Groupware or shared project files

This type of knowledge management system facilitates collaboration between your employees. Groupware can help workers collaborate their calendars or send messages between them. Essentially, everyone on a team would be able to upload and comment on the work performed by others. Examples of this type of system are Google Groups, Listserve, or Outlook.

Document or content management systems

Document management systems allow users to do amazing things with documents, like store, share, and perform edits and create different versions. Best of all, knowledge management systems allow these various documents to be indexed by keywords, author, edit date, and much more, which enables them to be searched more efficiently. Examples of this type of system are Lessonly and ZenDesk.

Decision support systems

Decision support systems are a type of knowledge base software that allows users, specifically upper management, to make the most informed decisions as easily as possible.

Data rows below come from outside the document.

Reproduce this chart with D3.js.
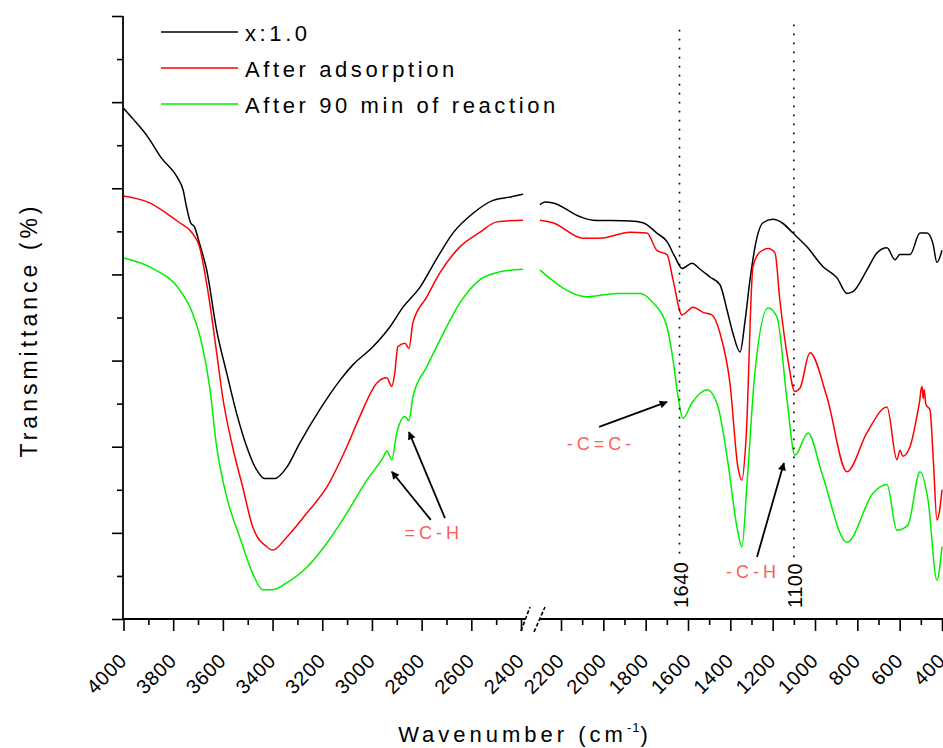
<!DOCTYPE html>
<html>
<head>
<meta charset="utf-8">
<script src="https://cdn.jsdelivr.net/npm/d3@7"></script>
<style>
  html, body { margin: 0; padding: 0; background: #fff; }
  svg { display: block; font-family: "Liberation Sans", Arial, sans-serif; }
</style>
</head>
<body>
<svg id="chart" width="943" height="748"></svg>
<script>
// FTIR spectra, each point is [wavenumber (cm-1), transmittance (a.u.)]
// High-wavenumber part (4000 - 2400 cm-1)
const pristineHigh = [
  [4000,59.3],[3960,58.0],[3903,56.0],[3847,53.5],[3782,51.2],[3760,49.8],[3746,47.8],[3730,46.0],
  [3714,45.5],[3694,43.6],[3665,40.5],[3625,33.5],[3585,28.6],[3545,23.9],[3504,20.0],[3464,17.3],
  [3432,16.3],[3391,16.3],[3343,17.6],[3291,20.4],[3210,24.3],[3129,27.7],[3077,29.5],[2996,31.6],
  [2928,33.9],[2875,36.2],[2807,38.5],[2738,41.9],[2674,44.8],[2593,47.1],[2513,48.6],[2440,49.0],[2392,49.3]
];
const adsorbedHigh = [
  [4000,49.1],[3895,48.3],[3827,47.1],[3774,46.0],[3726,44.9],[3694,43.2],[3661,38.2],[3625,30.9],
  [3601,25.8],[3561,20.0],[3520,15.3],[3480,10.7],[3424,8.4],[3399,8.0],[3343,9.5],[3262,12.3],
  [3182,15.3],[3101,20.0],[3049,23.5],[2980,27.4],[2940,28.0],[2920,27.0],[2908,28.6],[2896,31.6],
  [2867,32.0],[2851,31.4],[2835,34.4],[2779,37.4],[2726,40.2],[2646,43.2],[2565,44.9],[2497,46.1],[2392,46.3]
];
const reactedHigh = [
  [4000,41.9],[3883,40.7],[3774,38.2],[3722,35.5],[3682,31.6],[3653,26.9],[3625,20.0],[3585,14.2],
  [3532,9.5],[3480,5.3],[3440,3.4],[3399,3.4],[3343,4.2],[3262,6.0],[3182,8.8],[3101,12.3],
  [3021,16.1],[2956,18.7],[2940,19.5],[2920,18.5],[2900,21.6],[2867,23.5],[2851,23.0],[2835,25.8],
  [2779,29.3],[2726,32.4],[2646,36.7],[2565,39.4],[2485,40.3],[2392,40.6]
];
// Low-wavenumber part (2300 - 400 cm-1)
const pristineLow = [
  [2299,48.1],[2276,48.4],[2238,48.3],[2110,46.7],[2049,46.3],[1874,46.2],[1813,46.0],[1747,44.8],
  [1699,43.8],[1661,42.0],[1628,40.7],[1581,41.3],[1543,40.6],[1496,39.7],[1449,38.8],[1416,35.9],
  [1388,33.2],[1354,31.0],[1331,34.5],[1307,39.4],[1274,44.3],[1246,46.0],[1199,46.4],[1156,46.0],
  [1104,44.8],[1038,43.2],[962,40.9],[896,39.6],[849,37.8],[821,38.0],[755,40.5],[707,42.5],
  [660,43.1],[622,41.7],[599,42.3],[551,42.3],[504,44.8],[471,44.8],[443,43.6],[424,41.4],[400,42.8]
];
const adsorbedLow = [
  [2299,46.3],[2238,46.0],[2096,44.2],[2016,44.2],[1874,44.9],[1794,44.8],[1747,42.8],[1699,42.3],
  [1671,39.4],[1628,35.3],[1576,36.2],[1529,35.6],[1487,35.3],[1449,33.2],[1402,27.4],[1364,17.6],
  [1345,16.1],[1326,20.8],[1293,40.9],[1260,42.6],[1222,43.0],[1189,42.5],[1166,37.0],[1128,30.1],
  [1095,26.4],[1071,26.8],[1024,30.9],[944,25.8],[849,17.1],[755,21.6],[660,24.6],[613,18.5],
  [598,19.6],[585,18.9],[551,20.0],[515,24.0],[505,25.4],[500,26.5],[494,27.0],[489,25.6],
  [484,26.6],[476,24.9],[457,24.3],[440,18.0],[424,11.5],[412,12.5],[400,15.0]
];
const reactedLow = [
  [2299,40.5],[2077,37.4],[1935,37.8],[1827,37.8],[1765,36.7],[1699,33.9],[1671,30.1],[1647,25.8],
  [1624,23.3],[1581,25.1],[1510,26.6],[1458,24.6],[1411,18.1],[1369,10.7],[1345,8.4],[1321,15.8],
  [1284,28.6],[1222,36.1],[1180,35.1],[1132,25.4],[1095,19.0],[1033,21.6],[967,16.9],[849,8.9],
  [726,14.6],[660,15.6],[613,10.3],[561,10.9],[504,17.1],[466,13.8],[424,4.5],[400,8.4]
];

const seriesNames = ["x:1.0", "After adsorption", "After 90 min of reaction"];
const seriesColors = ["#000000", "#ff0000", "#00ee00"];

// Axis ticks
const highMajor = [4000, 3800, 3600, 3400, 3200, 3000, 2800, 2600, 2400];
const highMinor = [3900, 3700, 3500, 3300, 3100, 2900, 2700, 2500];
const lowMajor = [2200, 2000, 1800, 1600, 1400, 1200, 1000, 800, 600, 400];
const lowMinor = [2100, 1900, 1700, 1500, 1300, 1100, 900, 700, 500];
const yMajor = [0, 10, 20, 30, 40, 50, 60, 70];
const yMinor = [5, 15, 25, 35, 45, 55, 65];

// Marked bands
const bandLines = [1640, 1100];
const bandRange = [[68.4, 6.8], [69.0, 7.0]];
const notes = [
  { text: "=C-H",  at: [2751, 9.3] },
  { text: "-C=C-", at: [2011, 19.6] },
  { text: "-C-H",  at: [1293, 4.8] }
];
const arrows = [
  [[2763, 11.5], [2920, 17.1]],
  [[2706, 11.7], [2851, 21.7]],
  [[2020, 22.3], [1699, 25.2]],
  [[1274, 7.2],  [1147, 18.1]]
];

const svg = d3.select("#chart");
const axisY = 619, axisX = 123;
const xHigh = d3.scaleLinear().domain([4000, 2400]).range([123.5, 521]);
const xLow  = d3.scaleLinear().domain([2200, 400]).range([561, 942]);
const y = d3.scaleLinear().domain([0, 70]).range([axisY, 16]);
const xAt = wn => (wn > 2350 ? xHigh(wn) : xLow(wn));

// Spectra
const line = d3.line().x(d => xAt(d[0])).y(d => y(d[1])).curve(d3.curveMonotoneX);
const parts = [[pristineHigh, pristineLow], [adsorbedHigh, adsorbedLow], [reactedHigh, reactedLow]];
parts.forEach((pair, i) => {
  pair.forEach(seg => {
    svg.append("path").datum(seg).attr("d", line)
      .attr("fill", "none").attr("stroke", seriesColors[i])
      .attr("stroke-width", 1.5).attr("stroke-linejoin", "round");
  });
});

// Dotted reference lines with their wavenumbers
bandLines.forEach((wn, i) => {
  const xx = xLow(wn);
  svg.append("line").attr("x1", xx).attr("x2", xx)
    .attr("y1", y(bandRange[i][0])).attr("y2", y(bandRange[i][1]))
    .attr("stroke", "#000").attr("stroke-width", 1.6).attr("stroke-dasharray", "1.6,7.4");
  svg.append("text").attr("transform", `translate(${xx + 8},608) rotate(-90)`)
    .attr("font-size", 20).attr("letter-spacing", 0.5).attr("fill", "#000").text(wn);
});

// Arrows and band assignments
const defs = svg.append("defs");
defs.append("marker").attr("id", "head").attr("viewBox", "0 0 10 10")
  .attr("refX", 9).attr("refY", 5).attr("markerWidth", 10).attr("markerHeight", 8)
  .attr("markerUnits", "userSpaceOnUse").attr("orient", "auto")
  .append("path").attr("d", "M0,0 L10,5 L0,10 Z").attr("fill", "#000");
arrows.forEach(a => {
  svg.append("line")
    .attr("x1", xAt(a[0][0])).attr("y1", y(a[0][1]))
    .attr("x2", xAt(a[1][0])).attr("y2", y(a[1][1]))
    .attr("stroke", "#000").attr("stroke-width", 1.8)
    .attr("marker-end", "url(#head)");
});
notes.forEach(n => {
  svg.append("text").attr("x", xAt(n.at[0])).attr("y", y(n.at[1]))
    .attr("text-anchor", "middle").attr("font-size", 18).attr("letter-spacing", 4)
    .attr("fill", "#ff5c5c").text(n.text);
});

// X axes (broken)
function styleAxis(g) {
  g.select(".domain").remove();
  g.selectAll("line").attr("stroke", "#000").attr("stroke-width", 1.6);
}
function rotateLabels(g) {
  g.selectAll("text").attr("x", 0).attr("y", 0).attr("dy", 0)
    .attr("text-anchor", "end").attr("font-size", 20).attr("letter-spacing", 0.6)
    .attr("fill", "#000").attr("font-family", "Liberation Sans, Arial, sans-serif")
    .attr("transform", "translate(4,43) rotate(-45)");
}
[[xHigh, highMajor, highMinor], [xLow, lowMajor, lowMinor]].forEach(([sc, maj, min]) => {
  svg.append("g").attr("transform", `translate(0,${axisY})`)
    .call(d3.axisBottom(sc).tickValues(min).tickSize(6).tickFormat(""))
    .call(styleAxis);
  svg.append("g").attr("transform", `translate(0,${axisY})`)
    .call(d3.axisBottom(sc).tickValues(maj).tickSize(12).tickFormat(d3.format("d")))
    .call(styleAxis).call(rotateLabels);
});
svg.append("line").attr("x1", axisX).attr("x2", 526).attr("y1", axisY).attr("y2", axisY)
  .attr("stroke", "#000").attr("stroke-width", 1.8);
svg.append("line").attr("x1", 540).attr("x2", 943).attr("y1", axisY).attr("y2", axisY)
  .attr("stroke", "#000").attr("stroke-width", 1.8);
[[521, 631, 530, 607], [534, 632, 545, 607]].forEach(s => {
  svg.append("line").attr("x1", s[0]).attr("y1", s[1]).attr("x2", s[2]).attr("y2", s[3])
    .attr("stroke", "#000").attr("stroke-width", 1.6).attr("stroke-dasharray", "4,2");
});

// Y axis
svg.append("g").attr("transform", `translate(${axisX},0)`)
  .call(d3.axisLeft(y).tickValues(yMinor).tickSize(6).tickFormat(""))
  .call(styleAxis);
svg.append("g").attr("transform", `translate(${axisX},0)`)
  .call(d3.axisLeft(y).tickValues(yMajor).tickSize(11).tickFormat(""))
  .call(styleAxis);
svg.append("line").attr("x1", axisX).attr("x2", axisX).attr("y1", 16).attr("y2", axisY + 1)
  .attr("stroke", "#000").attr("stroke-width", 1.8);

// Axis titles
svg.append("text").attr("transform", "translate(37,330) rotate(-90)")
  .attr("text-anchor", "middle").attr("font-size", 23).attr("letter-spacing", 4)
  .attr("fill", "#000").text("Transmittance (%)");
const xt = svg.append("text").attr("x", 525).attr("y", 742)
  .attr("text-anchor", "middle").attr("font-size", 22).attr("letter-spacing", 4).attr("fill", "#000");
xt.append("tspan").text("Wavenumber (cm");
xt.append("tspan").attr("dy", -10).attr("font-size", 13).attr("letter-spacing", 1).text("-1");
xt.append("tspan").attr("dy", 10).text(")");

// Legend
const legend = svg.append("g");
seriesNames.forEach((name, i) => {
  const ly = 32 + i * 36;
  legend.append("line").attr("x1", 161).attr("x2", 238).attr("y1", ly).attr("y2", ly)
    .attr("stroke", seriesColors[i]).attr("stroke-width", 1.6);
  legend.append("text").attr("x", 245).attr("y", ly + 9)
    .attr("font-size", 22).attr("letter-spacing", 3.6).attr("fill", "#000").text(name);
});
</script>
</body>
</html>
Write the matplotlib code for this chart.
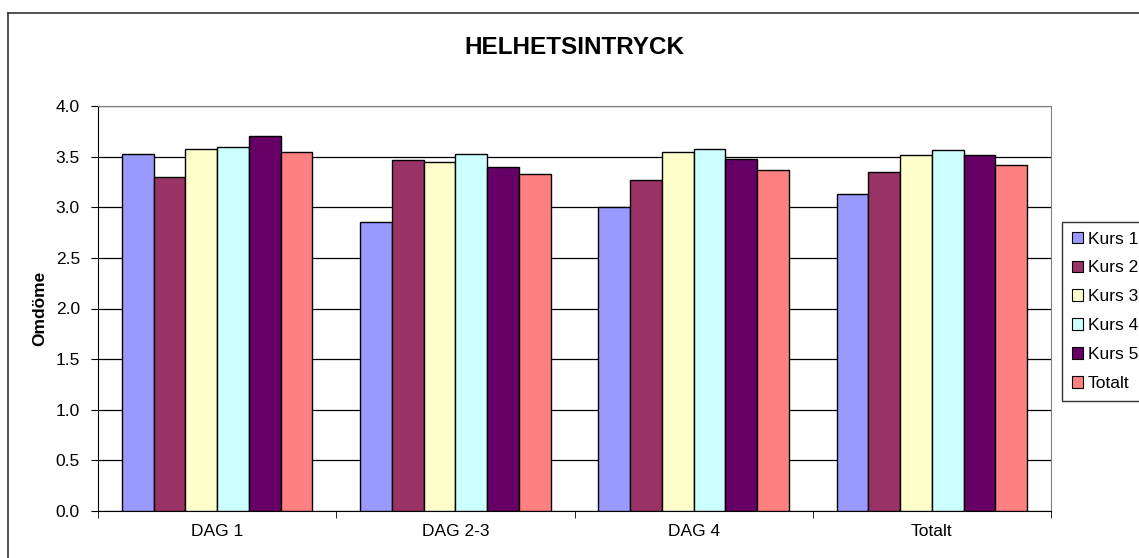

Database management systems

Database management systems are a type of knowledge base software that aids in the compilation and management of data stored within a database. Essentially, these systems make retrieval much more simple.

Simulation systems

Simulation knowledge management tools model real-world scenarios. This type of system allows you to test scenarios that wouldn’t be economical or safe to test in a real-world environment.

Feedback database

With the feedback knowledge base software, a company could house all feedback from employees and customers to communicate this information to research and development and design teams. Common examples of feedback databases are Zoomerang or SurveyMonkey.

Important knowledge management features

Now that you know what a knowledge management system is and what it can do for you, you’re probably curious about what features the system offers that can make accessing all of this information and creating knowledge easy. Just a few of the features of our knowledge management system include:

  • The system is easy for all users to create and update knowledge in the system, no matter their skill level or tenure with the company.
  • The drop and drag feature in the content management system makes it simple to add a variety of media to a lesson, such as videos, images, and quizzes.
  • Excellent search tools built into the system that allows users to find the information they need quickly and efficiently.